8. So far as the third aspect requiring determination it is noted, the ESI court has remanded the matter back for decision to the concerned authorities of the appellant, although, the ESI court itself could have, nay ought to have, determined the issue of liability and other aspects as per Section 75 of the ESI Act. The ESI court by the impugned judgment has thus committed a clear cut illegality in remanding the matter, more so because, though the respondent even before the ESI court could have but yet it did not deliberately file any records of employment of employees of the maintenance and kitchen departments. If surely records could have been and had been filed, the merits of the matter as to the liability of the respondent could have been decided by the ESI court. I may note that the effect of unnecessarily remanding the matters before the competent authority of the appellant results illegally prolonging the demand process in a fresh round of litigation, and which must be eschewed because ESI court itself could have and ought to have decided even the merits of the matter in view of Section 75 of the ESI Act.
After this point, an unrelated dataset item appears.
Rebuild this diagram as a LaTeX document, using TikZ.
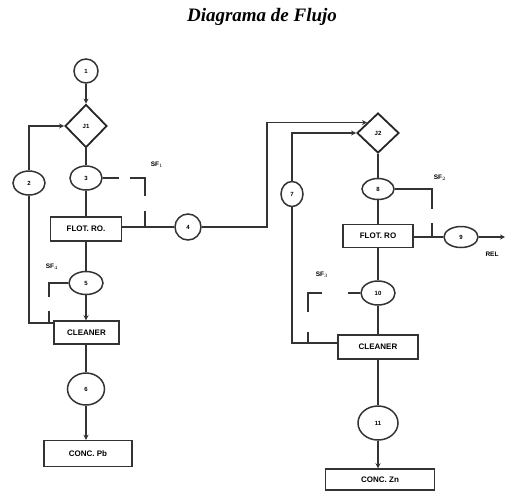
\documentclass[tikz,border=0pt]{standalone}
\usepackage{fontspec}
\setmainfont{Liberation Serif}
\newfontfamily\lab{Liberation Sans}
\usetikzlibrary{shapes.geometric,arrows.meta,calc}
\begin{document}
\begin{tikzpicture}[x=1pt,y=-1pt,
  ln/.style={line width=1.6pt,draw=black!80},
  arr/.style={ln,-{Stealth[length=5pt,width=5pt]}},
  ell/.style={ellipse,draw=black!80,line width=1.5pt,inner sep=0pt,font=\lab\bfseries\fontsize{6}{7}\selectfont},
  boxn/.style={rectangle,draw=black!80,line width=1.5pt,inner sep=0pt,font=\lab\bfseries\fontsize{8}{9}\selectfont},
  dia/.style={diamond,draw=black!85,line width=1.8pt,inner sep=0pt,font=\lab\bfseries\fontsize{6}{7}\selectfont},
  lbl/.style={font=\lab\bfseries\fontsize{6.5}{7}\selectfont,inner sep=0pt}]
\useasboundingbox (0,0) rectangle (505,491);
\node[font=\bfseries\itshape\fontsize{19}{21}\selectfont] (title) at (262,17) {Diagrama de Flujo};
% left column
\node[ell,minimum width=24,minimum height=24] (c1) at (86,71) {1};
\node[dia,minimum width=42,minimum height=43] (j1) at (86,126) {J1};
\node[ell,minimum width=32,minimum height=24] (e2) at (29,183) {2};
\node[ell,minimum width=32,minimum height=24] (e3) at (86,178) {3};
\node[boxn,minimum width=71,minimum height=24] (f1) at (86,229) {FLOT. RO.};
\node[ell,minimum width=26,minimum height=26] (e4) at (188,227) {4};
\node[ell,minimum width=34,minimum height=23] (e5) at (86,283) {5};
\node[boxn,minimum width=65,minimum height=23] (cl1) at (86.5,332.5) {CLEANER};
\node[ell,minimum width=37,minimum height=32] (e6) at (86,389) {6};
\node[boxn,minimum width=88,minimum height=26] (pb) at (88,453.5) {CONC. Pb};
% right column
\node[dia,minimum width=42,minimum height=40] (j2) at (378,133) {J2};
\node[ell,minimum width=22,minimum height=25] (e7) at (292,194) {7};
\node[ell,minimum width=32,minimum height=21] (e8) at (378,189) {8};
\node[boxn,minimum width=70,minimum height=23] (f2) at (378,236) {FLOT. RO};
\node[ell,minimum width=34,minimum height=21] (e9) at (461,237) {9};
\node[ell,minimum width=34,minimum height=24] (e10) at (378,293) {10};
\node[boxn,minimum width=80,minimum height=24] (cl2) at (378,347) {CLEANER};
\node[ell,minimum width=40,minimum height=34] (e11) at (378,423) {11};
\node[boxn,minimum width=109,minimum height=21] (zn) at (380,479.5) {CONC. Zn};
% labels
\node[lbl] (sf1) at (157,165) {SF$_1$};
\node[lbl] (sf4) at (52,267) {SF$_4$};
\node[lbl] (sf2) at (440,178) {SF$_2$};
\node[lbl] (sf3) at (322,275) {SF$_3$};
\node[lbl] (rel) at (492,254) {REL};
% coordinates
\coordinate (l1) at (29,323);
\coordinate (l1t) at (29,126);
\coordinate (cl1w) at (54,323);
\coordinate (k4) at (267,227);
\coordinate (l2) at (292,343);
\coordinate (cl2w) at (338,343);
\coordinate (j3) at (145,227);
\coordinate (j5) at (49,323);
\coordinate (j9) at (432,237);
\coordinate (j10) at (308,343);
\coordinate (out9) at (505,237);
% main flow left
\draw[arr] (c1) -- (j1);
\draw[ln] (j1) -- (e3);
\draw[ln] (e3) -- (f1);
\draw[ln] (f1) -- (e5);
\draw[arr] (e5) -- (e5 |- cl1.north);
\draw[ln] (cl1.south -| e6) -- (e6);
\draw[arr] (e6) -- (e6 |- pb.north);
\draw[ln] (cl1w) -- (l1) -- (e2);
\draw[arr] (e2) -- (l1t) -- (j1.west);
\draw[ln] (f1.east |- e4) -- (e4);
\draw[arr] (e4) -- (k4) |- (j2.north west);
% main flow right
\draw[ln] (j2) -- (e8);
\draw[ln] (e8) -- (f2);
\draw[ln] (f2) -- (e10);
\draw[ln] (e10) -- (cl2);
\draw[ln] (cl2) -- (e11);
\draw[arr] (e11) -- (e11 |- zn.north);
\draw[ln] (cl2w) -- (l2) -- (e7);
\draw[arr] (e7) |- (j2.west);
\draw[ln] (f2.east |- e9) -- (e9);
\draw[arr] (e9) -- (out9);
% side feeds
\draw[ln,dash pattern=on 16pt off 11pt on 33pt off 15pt on 20pt] (e3.east) -| (j3);
\draw[ln,dash pattern=on 33pt off 14pt on 20pt] (e5.west) -| (j5);
\draw[ln,dash pattern=on 57pt off 14pt on 20pt] (e8.east) -| (j9);
\draw[ln,dash pattern=on 12pt off 26pt on 33pt off 20pt on 20pt] (e10.west) -| (j10);
\end{tikzpicture}
\end{document}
11. So far as the argument urged on behalf of the respondent that it is only the respondent which led evidence, and which should accordingly be believed is concerned, this argument is clearly fallacious because even if evidence is led only by the respondent, surely the legal position is that ESI court surely can, as per that evidence which comes on record, arrive at on the basis of such evidence, appropriate findings and conclusions. The record of the ESI court shows that the relevant notices of the appellant department were filed and proved by the respondent itself. Replies of the respondent were also filed and proved by the respondent. I have already referred to theses notices and replies while dealing with the first and fifth arguments urged on behalf of the respondent above. Therefore, it is not the law that merely because evidence was given by one party, that evidence automatically should result in accepting the case as set up by that party, inasmuch as, the law is that whatever evidence is on record has to be seen, and thereafter, necessary findings have to be given. Accordingly, I reject the argument that merely because the respondent has led evidence, and the appellant has not led evidence, the petition filed by the respondent under Section 75 of the ESI Act has been rightly allowed by the ESI court. I would also at this stage like to note the fact that after all what was the other evidence which the appellant would have led. In this case, the evidence which would have been led has necessarily to be the record of respondent with respect to the number of employees and their salaries etc, and who were working in the kitchen and maintenance departments of the respondent- hospital. It has already been noted that in spite of repeated notices no record was filed by the respondent with respect to the employees and their salaries and other aspects of employment. Accordingly, the appellant could have led no factual evidence, and evidence which is led is always factual evidence inasmuch as, on a legal argument no factual evidence is required and a legal argument is put forth only by means of an argument and not by leading of evidence. This argument urged on behalf of the respondent that the case of respondent was rightly allowed by the ESI court as only respondent led evidence is misconceived and is accordingly rejected.